-- start of AVAILABLE DATA --

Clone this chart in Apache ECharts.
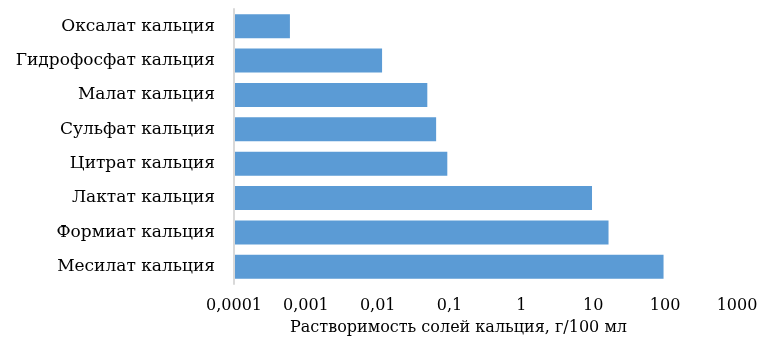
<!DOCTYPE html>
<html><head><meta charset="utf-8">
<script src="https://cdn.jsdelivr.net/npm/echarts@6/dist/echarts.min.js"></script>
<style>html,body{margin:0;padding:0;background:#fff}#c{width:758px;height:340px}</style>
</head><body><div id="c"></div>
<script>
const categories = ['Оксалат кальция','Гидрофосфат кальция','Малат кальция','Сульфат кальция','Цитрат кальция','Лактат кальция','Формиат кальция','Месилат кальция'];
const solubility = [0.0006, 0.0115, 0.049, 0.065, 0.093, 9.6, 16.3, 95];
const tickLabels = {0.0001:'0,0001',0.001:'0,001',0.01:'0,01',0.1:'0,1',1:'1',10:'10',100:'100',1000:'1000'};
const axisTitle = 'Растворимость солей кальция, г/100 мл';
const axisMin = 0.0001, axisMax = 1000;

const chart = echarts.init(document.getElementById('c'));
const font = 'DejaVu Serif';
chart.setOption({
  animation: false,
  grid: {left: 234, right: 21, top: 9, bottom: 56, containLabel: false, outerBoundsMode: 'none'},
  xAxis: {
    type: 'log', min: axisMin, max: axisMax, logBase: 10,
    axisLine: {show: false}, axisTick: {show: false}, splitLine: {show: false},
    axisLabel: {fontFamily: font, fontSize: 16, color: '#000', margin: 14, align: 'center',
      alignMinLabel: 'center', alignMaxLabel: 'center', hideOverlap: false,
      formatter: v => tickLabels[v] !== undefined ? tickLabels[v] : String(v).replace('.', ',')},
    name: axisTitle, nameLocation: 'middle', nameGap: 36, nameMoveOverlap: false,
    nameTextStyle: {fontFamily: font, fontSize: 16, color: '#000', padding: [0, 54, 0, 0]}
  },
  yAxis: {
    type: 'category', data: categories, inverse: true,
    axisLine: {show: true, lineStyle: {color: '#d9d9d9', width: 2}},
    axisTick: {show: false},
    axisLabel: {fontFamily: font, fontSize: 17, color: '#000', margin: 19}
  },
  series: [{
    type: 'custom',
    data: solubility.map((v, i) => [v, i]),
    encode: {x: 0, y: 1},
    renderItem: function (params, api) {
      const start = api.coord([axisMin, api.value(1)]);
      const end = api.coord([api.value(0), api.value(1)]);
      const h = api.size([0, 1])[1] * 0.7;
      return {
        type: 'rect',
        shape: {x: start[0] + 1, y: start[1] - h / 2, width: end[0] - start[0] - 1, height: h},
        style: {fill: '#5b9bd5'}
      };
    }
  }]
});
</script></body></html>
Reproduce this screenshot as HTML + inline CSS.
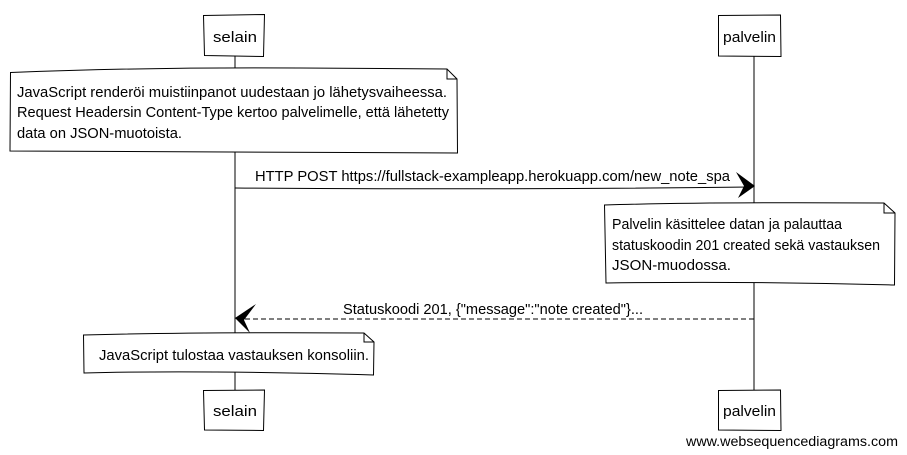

-- end of AVAILABLE DATA --

> _YOUR OBJECTIVE_: Search the entries for the word "this" and copy every line that has it.

> _WRITTEN ANSWER_:
Clone this chart in Apache ECharts.
Reproduce this screenshot as HTML + inline CSS.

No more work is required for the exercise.